TASK DIRECTIONS: Repeat the material verbatim and drop the pictures.

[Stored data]
####

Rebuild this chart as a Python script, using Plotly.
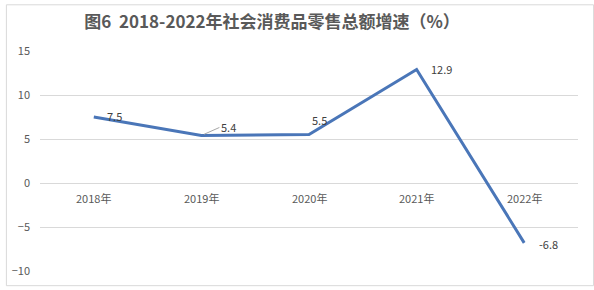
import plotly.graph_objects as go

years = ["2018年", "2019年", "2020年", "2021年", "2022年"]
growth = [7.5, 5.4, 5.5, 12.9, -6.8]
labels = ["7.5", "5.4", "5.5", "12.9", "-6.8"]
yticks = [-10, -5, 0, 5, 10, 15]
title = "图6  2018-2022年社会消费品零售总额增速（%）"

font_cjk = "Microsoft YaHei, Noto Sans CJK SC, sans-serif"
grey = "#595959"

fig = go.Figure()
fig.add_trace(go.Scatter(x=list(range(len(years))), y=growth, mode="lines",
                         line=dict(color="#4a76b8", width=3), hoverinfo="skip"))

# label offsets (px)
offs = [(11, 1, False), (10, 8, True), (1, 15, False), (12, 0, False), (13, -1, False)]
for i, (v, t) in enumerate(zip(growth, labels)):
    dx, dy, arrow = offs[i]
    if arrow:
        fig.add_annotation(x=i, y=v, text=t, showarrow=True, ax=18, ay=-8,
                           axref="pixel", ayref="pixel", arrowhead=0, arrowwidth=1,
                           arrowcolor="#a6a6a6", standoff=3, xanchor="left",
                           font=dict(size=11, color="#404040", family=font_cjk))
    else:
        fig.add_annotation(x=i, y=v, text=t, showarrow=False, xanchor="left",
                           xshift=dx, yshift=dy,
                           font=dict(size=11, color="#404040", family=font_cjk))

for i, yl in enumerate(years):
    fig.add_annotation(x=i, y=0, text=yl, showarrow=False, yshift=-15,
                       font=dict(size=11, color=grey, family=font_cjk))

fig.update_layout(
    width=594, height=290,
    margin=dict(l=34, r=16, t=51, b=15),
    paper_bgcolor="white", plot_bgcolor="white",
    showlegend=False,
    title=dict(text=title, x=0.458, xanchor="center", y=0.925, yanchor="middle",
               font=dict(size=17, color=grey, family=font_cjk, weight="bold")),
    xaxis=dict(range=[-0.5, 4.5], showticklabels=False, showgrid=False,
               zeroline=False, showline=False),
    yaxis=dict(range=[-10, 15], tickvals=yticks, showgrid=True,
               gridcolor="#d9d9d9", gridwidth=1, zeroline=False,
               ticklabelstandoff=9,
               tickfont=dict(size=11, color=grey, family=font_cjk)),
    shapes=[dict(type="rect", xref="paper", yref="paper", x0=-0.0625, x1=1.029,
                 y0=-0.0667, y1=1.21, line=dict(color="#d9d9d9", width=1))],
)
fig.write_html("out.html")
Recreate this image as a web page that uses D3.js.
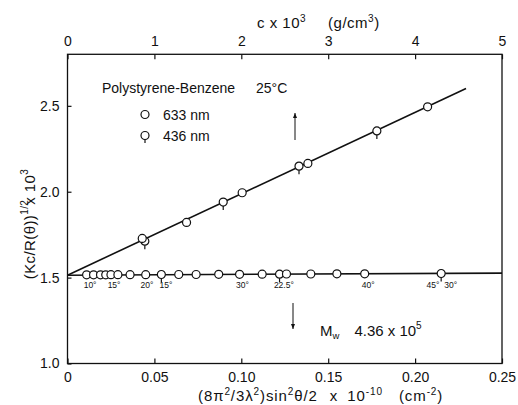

####

EXPECTED OUTPUT:
Rebuild this chart as a Python script, using Plotly.
import plotly.graph_objects as go

years = ["2018年", "2019年", "2020年", "2021年", "2022年"]
growth = [7.5, 5.4, 5.5, 12.9, -6.8]
labels = ["7.5", "5.4", "5.5", "12.9", "-6.8"]
yticks = [-10, -5, 0, 5, 10, 15]
title = "图6  2018-2022年社会消费品零售总额增速（%）"

font_cjk = "Microsoft YaHei, Noto Sans CJK SC, sans-serif"
grey = "#595959"

fig = go.Figure()
fig.add_trace(go.Scatter(x=list(range(len(years))), y=growth, mode="lines",
                         line=dict(color="#4a76b8", width=3), hoverinfo="skip"))

# label offsets (px)
offs = [(11, 1, False), (10, 8, True), (1, 15, False), (12, 0, False), (13, -1, False)]
for i, (v, t) in enumerate(zip(growth, labels)):
    dx, dy, arrow = offs[i]
    if arrow:
        fig.add_annotation(x=i, y=v, text=t, showarrow=True, ax=18, ay=-8,
                           axref="pixel", ayref="pixel", arrowhead=0, arrowwidth=1,
                           arrowcolor="#a6a6a6", standoff=3, xanchor="left",
                           font=dict(size=11, color="#404040", family=font_cjk))
    else:
        fig.add_annotation(x=i, y=v, text=t, showarrow=False, xanchor="left",
                           xshift=dx, yshift=dy,
                           font=dict(size=11, color="#404040", family=font_cjk))

for i, yl in enumerate(years):
    fig.add_annotation(x=i, y=0, text=yl, showarrow=False, yshift=-15,
                       font=dict(size=11, color=grey, family=font_cjk))

fig.update_layout(
    width=594, height=290,
    margin=dict(l=34, r=16, t=51, b=15),
    paper_bgcolor="white", plot_bgcolor="white",
    showlegend=False,
    title=dict(text=title, x=0.458, xanchor="center", y=0.925, yanchor="middle",
               font=dict(size=17, color=grey, family=font_cjk, weight="bold")),
    xaxis=dict(range=[-0.5, 4.5], showticklabels=False, showgrid=False,
               zeroline=False, showline=False),
    yaxis=dict(range=[-10, 15], tickvals=yticks, showgrid=True,
               gridcolor="#d9d9d9", gridwidth=1, zeroline=False,
               ticklabelstandoff=9,
               tickfont=dict(size=11, color=grey, family=font_cjk)),
    shapes=[dict(type="rect", xref="paper", yref="paper", x0=-0.0625, x1=1.029,
                 y0=-0.0667, y1=1.21, line=dict(color="#d9d9d9", width=1))],
)
fig.write_html("out.html")
Recreate this image as a web page that uses D3.js.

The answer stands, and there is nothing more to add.